Short problem – Repeat verbatim only the lines from the one with "Output the Python" through the one with "W, H = 826, 1718", both ends kept. Pictures stay out.

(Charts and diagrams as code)
-------

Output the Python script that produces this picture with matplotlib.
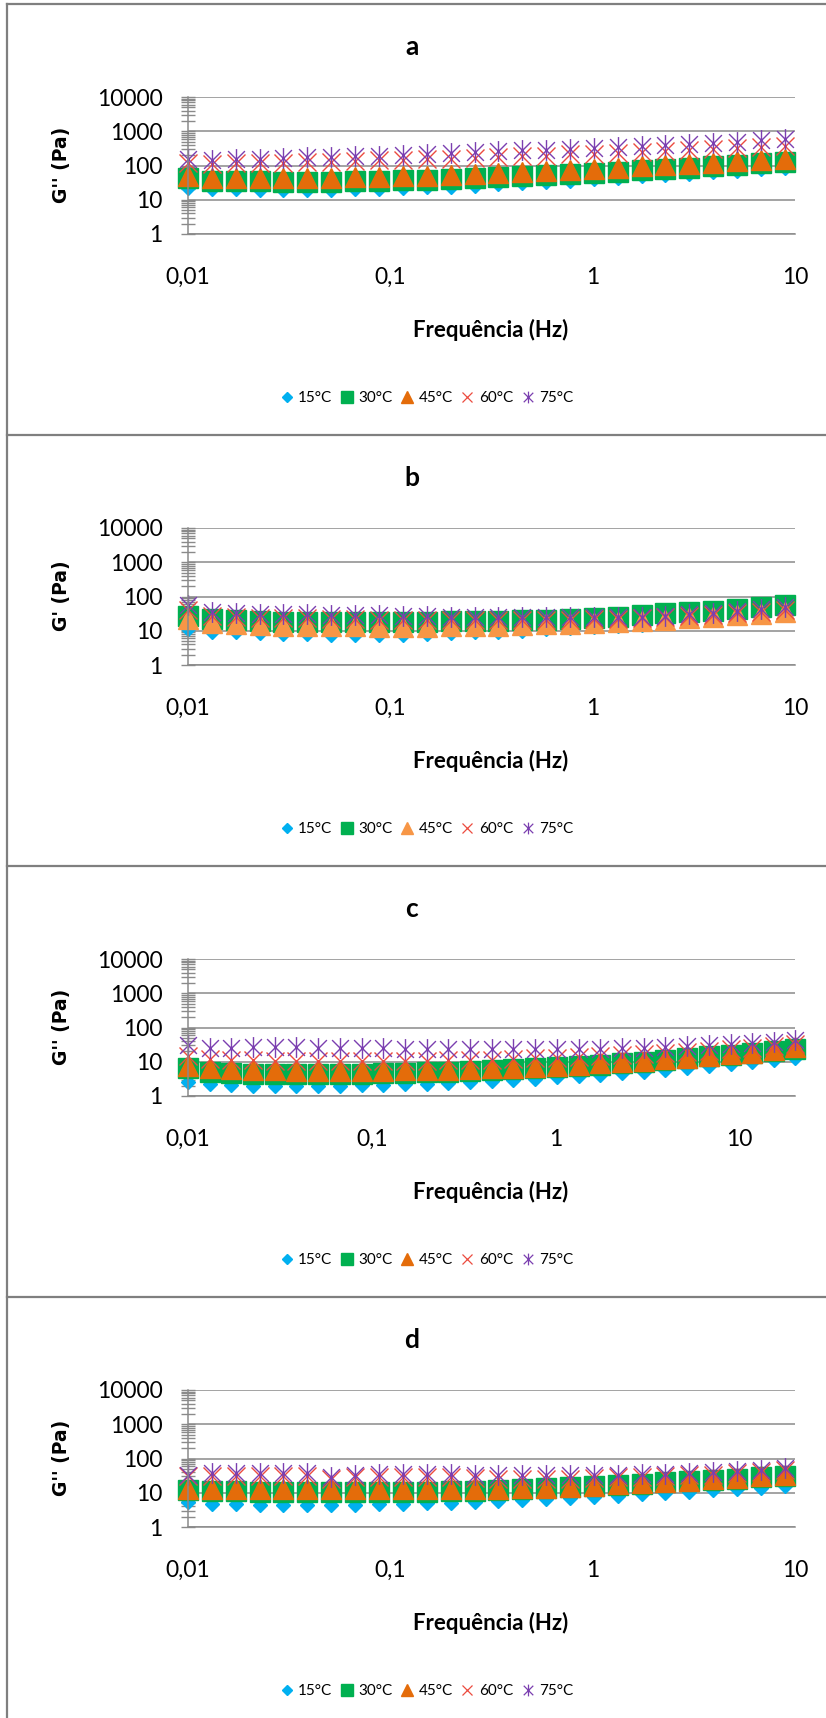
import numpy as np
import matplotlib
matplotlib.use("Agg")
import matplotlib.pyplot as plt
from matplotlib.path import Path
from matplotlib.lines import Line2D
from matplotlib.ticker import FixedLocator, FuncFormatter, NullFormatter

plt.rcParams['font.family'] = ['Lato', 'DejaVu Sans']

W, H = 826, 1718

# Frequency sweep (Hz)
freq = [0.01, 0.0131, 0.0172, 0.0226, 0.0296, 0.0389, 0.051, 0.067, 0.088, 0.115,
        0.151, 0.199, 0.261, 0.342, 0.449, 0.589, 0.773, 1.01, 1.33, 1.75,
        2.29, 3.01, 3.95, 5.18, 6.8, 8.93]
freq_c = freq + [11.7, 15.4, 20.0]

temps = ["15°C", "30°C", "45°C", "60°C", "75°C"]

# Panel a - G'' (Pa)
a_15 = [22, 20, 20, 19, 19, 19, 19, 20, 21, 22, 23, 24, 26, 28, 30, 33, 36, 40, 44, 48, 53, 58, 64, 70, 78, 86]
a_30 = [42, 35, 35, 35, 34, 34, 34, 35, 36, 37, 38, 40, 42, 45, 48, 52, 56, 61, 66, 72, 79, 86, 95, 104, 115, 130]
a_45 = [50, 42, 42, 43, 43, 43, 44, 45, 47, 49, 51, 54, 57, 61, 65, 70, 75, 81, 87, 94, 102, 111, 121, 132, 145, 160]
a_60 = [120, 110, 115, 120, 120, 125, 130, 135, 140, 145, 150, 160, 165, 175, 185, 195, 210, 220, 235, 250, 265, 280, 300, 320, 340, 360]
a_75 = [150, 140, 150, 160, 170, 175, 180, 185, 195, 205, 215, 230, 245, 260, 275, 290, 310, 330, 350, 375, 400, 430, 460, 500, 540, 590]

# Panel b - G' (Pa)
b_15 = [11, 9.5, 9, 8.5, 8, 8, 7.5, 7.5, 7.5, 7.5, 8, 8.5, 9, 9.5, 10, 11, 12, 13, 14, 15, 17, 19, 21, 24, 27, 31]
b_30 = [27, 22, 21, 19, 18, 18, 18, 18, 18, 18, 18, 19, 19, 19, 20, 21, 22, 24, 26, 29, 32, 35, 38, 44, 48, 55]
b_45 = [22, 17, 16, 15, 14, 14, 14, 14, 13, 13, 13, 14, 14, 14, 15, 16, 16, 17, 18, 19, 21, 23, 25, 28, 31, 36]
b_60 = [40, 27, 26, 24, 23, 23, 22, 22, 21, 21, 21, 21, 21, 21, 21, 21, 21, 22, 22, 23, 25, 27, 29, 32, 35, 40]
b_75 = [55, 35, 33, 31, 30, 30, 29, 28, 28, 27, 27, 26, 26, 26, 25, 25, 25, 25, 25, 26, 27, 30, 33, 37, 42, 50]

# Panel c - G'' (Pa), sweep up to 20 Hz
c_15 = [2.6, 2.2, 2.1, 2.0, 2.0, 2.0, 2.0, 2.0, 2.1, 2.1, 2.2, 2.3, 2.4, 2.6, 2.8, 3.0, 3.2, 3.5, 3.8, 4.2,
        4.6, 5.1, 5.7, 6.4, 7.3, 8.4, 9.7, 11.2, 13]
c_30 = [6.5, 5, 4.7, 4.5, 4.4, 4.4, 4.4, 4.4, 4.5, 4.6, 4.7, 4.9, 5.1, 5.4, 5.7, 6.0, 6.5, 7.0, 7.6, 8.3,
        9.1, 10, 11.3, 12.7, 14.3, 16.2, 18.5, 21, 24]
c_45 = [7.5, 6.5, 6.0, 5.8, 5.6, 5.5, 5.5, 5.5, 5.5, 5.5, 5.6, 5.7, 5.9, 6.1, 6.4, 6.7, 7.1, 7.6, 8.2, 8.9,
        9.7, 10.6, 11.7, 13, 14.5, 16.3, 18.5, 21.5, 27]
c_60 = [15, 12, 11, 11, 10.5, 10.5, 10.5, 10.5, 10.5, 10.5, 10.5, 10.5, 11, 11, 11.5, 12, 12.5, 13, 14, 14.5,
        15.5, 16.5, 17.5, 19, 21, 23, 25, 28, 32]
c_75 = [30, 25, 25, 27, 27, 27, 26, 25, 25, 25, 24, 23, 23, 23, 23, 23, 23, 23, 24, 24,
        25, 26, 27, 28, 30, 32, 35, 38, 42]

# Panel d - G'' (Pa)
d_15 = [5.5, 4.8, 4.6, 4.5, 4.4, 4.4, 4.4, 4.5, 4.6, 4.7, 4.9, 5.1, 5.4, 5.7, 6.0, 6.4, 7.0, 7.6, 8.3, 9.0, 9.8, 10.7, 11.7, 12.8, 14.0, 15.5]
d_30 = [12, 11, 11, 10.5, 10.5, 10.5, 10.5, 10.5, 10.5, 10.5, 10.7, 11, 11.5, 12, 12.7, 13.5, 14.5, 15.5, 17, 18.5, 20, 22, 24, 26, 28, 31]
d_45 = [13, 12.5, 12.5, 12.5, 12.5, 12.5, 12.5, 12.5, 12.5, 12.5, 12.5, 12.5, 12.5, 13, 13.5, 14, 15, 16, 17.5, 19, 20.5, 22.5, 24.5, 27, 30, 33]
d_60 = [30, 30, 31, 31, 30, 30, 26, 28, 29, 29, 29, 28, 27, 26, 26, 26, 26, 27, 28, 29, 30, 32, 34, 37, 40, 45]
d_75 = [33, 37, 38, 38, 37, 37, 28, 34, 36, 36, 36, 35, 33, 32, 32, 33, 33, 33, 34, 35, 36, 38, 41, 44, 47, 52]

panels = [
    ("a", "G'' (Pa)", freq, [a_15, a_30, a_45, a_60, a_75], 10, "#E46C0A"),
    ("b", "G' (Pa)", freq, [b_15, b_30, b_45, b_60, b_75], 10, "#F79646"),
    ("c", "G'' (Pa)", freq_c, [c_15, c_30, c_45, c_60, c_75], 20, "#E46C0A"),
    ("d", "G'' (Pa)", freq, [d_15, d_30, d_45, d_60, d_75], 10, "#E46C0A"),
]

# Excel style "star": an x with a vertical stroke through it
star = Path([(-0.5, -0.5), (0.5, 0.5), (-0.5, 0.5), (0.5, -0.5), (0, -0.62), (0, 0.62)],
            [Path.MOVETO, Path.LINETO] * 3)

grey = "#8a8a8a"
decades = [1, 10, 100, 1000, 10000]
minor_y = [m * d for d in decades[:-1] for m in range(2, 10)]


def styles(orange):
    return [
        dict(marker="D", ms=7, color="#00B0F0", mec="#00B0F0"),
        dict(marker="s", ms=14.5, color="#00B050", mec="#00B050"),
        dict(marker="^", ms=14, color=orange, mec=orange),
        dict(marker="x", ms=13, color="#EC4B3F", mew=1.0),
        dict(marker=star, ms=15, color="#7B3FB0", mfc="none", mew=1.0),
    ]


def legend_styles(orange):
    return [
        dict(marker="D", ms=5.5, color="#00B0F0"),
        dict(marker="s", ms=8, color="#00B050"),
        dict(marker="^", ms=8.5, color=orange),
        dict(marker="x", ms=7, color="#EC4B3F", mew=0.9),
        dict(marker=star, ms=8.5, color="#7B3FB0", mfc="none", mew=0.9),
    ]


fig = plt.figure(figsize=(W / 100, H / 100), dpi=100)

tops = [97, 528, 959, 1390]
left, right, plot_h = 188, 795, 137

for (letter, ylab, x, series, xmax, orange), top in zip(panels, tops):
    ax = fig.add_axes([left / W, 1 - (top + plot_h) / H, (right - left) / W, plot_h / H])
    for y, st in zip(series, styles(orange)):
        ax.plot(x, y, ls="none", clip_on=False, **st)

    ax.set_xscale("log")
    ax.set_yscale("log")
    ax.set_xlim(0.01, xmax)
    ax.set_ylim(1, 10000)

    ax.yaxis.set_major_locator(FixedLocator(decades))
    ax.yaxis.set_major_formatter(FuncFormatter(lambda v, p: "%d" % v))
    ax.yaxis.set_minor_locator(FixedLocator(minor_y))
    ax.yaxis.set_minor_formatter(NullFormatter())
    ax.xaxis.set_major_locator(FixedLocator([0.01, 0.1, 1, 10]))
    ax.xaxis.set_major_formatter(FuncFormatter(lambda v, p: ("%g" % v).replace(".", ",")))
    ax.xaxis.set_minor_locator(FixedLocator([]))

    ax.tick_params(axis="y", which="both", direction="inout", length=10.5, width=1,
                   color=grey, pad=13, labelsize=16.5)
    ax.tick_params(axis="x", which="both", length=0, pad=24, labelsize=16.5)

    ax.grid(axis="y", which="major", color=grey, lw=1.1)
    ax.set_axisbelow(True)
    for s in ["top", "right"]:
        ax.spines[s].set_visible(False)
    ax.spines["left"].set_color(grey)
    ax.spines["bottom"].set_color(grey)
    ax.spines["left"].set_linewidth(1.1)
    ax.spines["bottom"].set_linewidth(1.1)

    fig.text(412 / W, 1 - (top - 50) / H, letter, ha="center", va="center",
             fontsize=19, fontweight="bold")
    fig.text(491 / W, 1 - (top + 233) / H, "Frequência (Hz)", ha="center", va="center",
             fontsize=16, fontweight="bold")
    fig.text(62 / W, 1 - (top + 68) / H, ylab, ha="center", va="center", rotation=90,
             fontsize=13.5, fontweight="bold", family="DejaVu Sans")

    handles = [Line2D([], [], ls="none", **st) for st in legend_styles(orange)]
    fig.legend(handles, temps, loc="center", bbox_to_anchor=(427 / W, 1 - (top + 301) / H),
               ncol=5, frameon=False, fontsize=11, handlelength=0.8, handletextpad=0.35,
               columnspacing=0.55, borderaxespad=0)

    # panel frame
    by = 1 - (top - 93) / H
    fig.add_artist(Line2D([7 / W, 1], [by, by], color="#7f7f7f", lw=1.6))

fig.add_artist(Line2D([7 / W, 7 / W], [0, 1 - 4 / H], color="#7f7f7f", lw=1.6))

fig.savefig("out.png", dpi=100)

-------

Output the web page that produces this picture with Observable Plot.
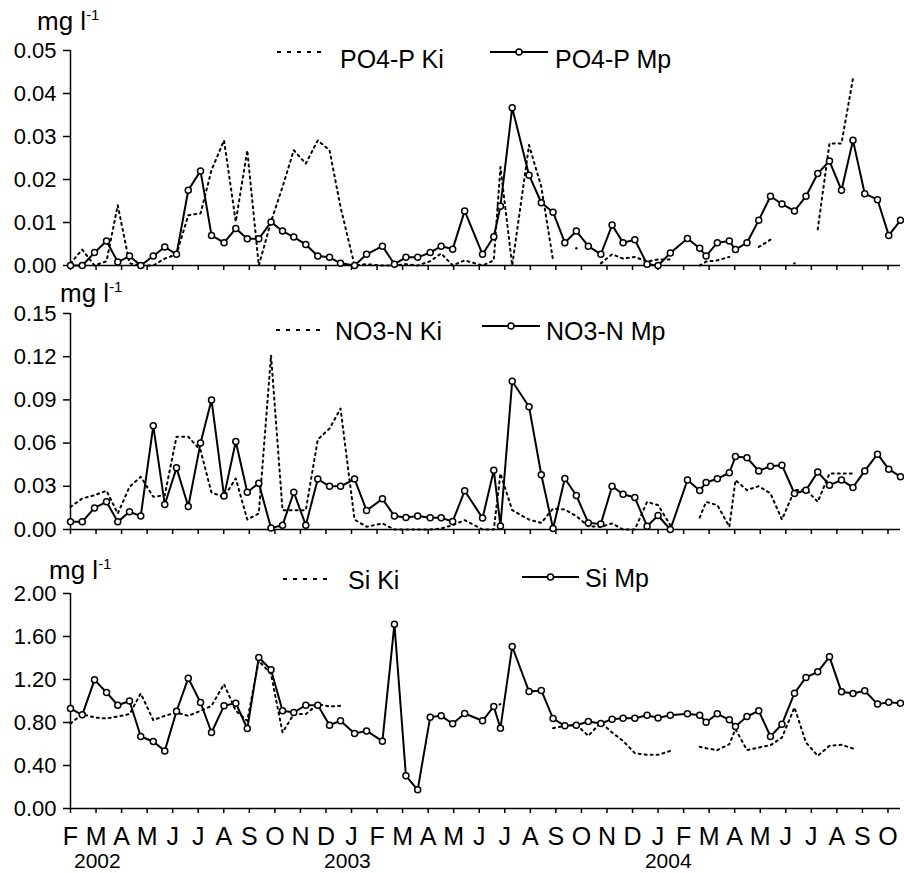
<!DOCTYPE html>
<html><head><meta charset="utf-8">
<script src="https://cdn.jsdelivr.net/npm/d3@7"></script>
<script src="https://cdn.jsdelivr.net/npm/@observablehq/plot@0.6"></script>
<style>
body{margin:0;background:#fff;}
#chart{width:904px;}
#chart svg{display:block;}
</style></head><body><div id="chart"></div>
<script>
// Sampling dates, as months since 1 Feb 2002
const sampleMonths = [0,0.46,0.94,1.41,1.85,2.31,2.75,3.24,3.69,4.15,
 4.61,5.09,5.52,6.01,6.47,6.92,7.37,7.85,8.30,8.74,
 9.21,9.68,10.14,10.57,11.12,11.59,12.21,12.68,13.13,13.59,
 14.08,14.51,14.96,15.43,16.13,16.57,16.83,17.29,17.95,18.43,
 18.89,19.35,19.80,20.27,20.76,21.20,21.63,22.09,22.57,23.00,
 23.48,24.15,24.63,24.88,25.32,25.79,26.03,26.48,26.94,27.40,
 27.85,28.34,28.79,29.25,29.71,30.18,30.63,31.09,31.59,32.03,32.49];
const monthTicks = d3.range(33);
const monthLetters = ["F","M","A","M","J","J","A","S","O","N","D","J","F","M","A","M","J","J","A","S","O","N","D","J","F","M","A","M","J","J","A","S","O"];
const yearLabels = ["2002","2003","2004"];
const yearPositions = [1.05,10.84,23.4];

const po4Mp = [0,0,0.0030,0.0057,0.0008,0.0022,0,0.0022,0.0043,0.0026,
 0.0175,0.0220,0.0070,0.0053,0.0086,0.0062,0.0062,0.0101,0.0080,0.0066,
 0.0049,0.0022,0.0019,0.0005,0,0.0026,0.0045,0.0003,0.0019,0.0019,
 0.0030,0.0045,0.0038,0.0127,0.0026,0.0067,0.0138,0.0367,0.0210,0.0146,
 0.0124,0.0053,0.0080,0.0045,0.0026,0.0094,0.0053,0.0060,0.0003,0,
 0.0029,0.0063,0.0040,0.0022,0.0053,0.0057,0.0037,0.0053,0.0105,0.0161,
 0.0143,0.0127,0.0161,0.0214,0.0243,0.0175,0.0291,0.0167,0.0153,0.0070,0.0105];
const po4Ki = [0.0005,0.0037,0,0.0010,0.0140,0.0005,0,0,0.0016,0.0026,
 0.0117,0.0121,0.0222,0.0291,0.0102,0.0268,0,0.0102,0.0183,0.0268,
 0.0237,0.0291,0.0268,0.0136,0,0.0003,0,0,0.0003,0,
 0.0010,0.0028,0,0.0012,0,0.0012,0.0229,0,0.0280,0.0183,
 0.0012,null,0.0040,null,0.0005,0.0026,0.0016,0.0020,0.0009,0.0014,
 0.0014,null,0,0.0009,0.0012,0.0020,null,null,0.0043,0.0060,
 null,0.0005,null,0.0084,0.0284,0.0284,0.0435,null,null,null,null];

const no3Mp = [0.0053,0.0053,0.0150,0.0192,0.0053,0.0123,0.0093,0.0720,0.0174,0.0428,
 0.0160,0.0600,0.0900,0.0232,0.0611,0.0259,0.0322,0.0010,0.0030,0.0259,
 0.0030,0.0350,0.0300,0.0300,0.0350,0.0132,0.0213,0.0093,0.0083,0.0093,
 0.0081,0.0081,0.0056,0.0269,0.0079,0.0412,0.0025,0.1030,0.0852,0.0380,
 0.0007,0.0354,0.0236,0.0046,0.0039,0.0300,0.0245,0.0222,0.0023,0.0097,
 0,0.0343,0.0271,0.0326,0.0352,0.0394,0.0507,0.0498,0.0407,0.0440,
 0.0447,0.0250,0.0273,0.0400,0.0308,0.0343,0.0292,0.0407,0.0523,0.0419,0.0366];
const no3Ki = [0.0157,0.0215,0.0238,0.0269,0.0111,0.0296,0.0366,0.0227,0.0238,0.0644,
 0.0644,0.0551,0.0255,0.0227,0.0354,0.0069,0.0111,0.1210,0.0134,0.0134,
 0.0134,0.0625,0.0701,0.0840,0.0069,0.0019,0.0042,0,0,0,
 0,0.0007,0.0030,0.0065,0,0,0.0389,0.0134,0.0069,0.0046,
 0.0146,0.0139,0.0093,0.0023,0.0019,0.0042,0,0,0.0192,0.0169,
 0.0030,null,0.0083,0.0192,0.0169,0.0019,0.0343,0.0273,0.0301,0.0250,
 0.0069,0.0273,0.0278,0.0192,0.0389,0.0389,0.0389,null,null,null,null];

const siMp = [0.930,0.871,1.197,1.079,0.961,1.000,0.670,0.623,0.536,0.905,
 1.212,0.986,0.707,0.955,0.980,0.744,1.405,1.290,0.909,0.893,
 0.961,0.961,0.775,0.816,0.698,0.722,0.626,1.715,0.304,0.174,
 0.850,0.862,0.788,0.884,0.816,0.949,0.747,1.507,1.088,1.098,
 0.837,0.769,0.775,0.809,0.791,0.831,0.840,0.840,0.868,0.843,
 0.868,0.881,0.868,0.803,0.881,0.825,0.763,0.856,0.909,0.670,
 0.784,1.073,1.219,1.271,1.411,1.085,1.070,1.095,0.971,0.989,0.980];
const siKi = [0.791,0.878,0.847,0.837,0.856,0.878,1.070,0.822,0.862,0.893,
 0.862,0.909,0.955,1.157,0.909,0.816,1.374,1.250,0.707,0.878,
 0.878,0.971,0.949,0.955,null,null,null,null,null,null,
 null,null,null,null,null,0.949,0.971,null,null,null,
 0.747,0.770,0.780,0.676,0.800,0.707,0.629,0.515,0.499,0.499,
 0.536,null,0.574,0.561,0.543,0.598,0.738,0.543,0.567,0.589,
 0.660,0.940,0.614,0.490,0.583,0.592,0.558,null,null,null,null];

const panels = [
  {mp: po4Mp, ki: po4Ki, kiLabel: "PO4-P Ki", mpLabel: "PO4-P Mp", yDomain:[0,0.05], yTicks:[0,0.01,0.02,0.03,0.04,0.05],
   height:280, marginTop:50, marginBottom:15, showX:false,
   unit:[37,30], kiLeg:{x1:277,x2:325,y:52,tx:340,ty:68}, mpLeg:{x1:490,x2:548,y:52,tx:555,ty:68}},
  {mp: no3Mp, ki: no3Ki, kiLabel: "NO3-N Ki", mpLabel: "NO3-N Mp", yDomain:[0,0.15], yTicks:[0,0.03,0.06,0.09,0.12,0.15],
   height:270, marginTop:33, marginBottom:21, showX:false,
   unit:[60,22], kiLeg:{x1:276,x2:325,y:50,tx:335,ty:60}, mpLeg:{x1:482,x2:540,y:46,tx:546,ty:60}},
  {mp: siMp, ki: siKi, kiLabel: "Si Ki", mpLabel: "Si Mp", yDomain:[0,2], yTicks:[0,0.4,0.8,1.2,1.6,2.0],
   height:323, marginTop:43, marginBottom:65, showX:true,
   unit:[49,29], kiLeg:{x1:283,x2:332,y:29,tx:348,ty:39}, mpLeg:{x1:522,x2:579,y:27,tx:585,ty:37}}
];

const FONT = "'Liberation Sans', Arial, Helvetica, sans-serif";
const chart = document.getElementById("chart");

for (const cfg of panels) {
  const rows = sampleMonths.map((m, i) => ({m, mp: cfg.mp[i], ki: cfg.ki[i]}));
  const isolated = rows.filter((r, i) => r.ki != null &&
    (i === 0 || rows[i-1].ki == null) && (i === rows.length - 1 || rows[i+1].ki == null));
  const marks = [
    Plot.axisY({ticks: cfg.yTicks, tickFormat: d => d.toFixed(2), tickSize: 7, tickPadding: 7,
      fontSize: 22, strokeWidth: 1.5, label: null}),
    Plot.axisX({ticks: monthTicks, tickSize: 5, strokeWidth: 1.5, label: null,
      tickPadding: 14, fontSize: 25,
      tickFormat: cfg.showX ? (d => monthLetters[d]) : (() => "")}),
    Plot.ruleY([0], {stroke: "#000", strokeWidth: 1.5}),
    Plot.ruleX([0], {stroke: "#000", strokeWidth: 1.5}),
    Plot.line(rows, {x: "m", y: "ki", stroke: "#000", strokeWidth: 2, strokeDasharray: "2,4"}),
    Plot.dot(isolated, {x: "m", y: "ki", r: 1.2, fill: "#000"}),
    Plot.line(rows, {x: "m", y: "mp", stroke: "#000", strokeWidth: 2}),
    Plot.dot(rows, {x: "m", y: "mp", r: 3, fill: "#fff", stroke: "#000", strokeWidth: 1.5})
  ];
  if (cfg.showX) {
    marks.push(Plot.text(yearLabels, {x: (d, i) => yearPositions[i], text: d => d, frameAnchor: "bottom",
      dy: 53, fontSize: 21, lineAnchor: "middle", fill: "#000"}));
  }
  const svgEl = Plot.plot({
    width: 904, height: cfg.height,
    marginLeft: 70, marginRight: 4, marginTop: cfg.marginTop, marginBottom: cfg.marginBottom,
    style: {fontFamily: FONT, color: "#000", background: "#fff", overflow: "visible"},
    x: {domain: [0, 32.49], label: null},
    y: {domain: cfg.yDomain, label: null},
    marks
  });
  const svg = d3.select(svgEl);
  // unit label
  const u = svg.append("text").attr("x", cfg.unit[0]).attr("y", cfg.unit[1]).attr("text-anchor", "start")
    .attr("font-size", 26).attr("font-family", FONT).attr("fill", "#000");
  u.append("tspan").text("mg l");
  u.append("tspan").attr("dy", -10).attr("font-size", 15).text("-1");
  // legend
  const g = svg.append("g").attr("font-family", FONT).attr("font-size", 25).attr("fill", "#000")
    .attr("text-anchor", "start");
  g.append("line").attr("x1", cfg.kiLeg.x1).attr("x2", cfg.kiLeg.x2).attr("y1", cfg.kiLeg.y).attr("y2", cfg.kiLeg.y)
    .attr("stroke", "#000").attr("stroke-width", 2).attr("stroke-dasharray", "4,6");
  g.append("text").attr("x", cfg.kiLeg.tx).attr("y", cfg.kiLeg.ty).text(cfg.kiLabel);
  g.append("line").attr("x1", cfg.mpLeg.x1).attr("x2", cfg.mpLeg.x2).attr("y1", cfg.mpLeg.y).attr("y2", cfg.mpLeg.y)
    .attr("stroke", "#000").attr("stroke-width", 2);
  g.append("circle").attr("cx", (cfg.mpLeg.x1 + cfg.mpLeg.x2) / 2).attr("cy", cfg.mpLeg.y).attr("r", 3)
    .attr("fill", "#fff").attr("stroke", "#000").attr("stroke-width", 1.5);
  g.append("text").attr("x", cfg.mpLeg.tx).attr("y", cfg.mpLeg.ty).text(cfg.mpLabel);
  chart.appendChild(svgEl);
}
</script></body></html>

-------

Full solution –
Output the Python script that produces this picture with matplotlib.
import numpy as np
import matplotlib
matplotlib.use("Agg")
import matplotlib.pyplot as plt
from matplotlib.path import Path
from matplotlib.lines import Line2D
from matplotlib.ticker import FixedLocator, FuncFormatter, NullFormatter

plt.rcParams['font.family'] = ['Lato', 'DejaVu Sans']

W, H = 826, 1718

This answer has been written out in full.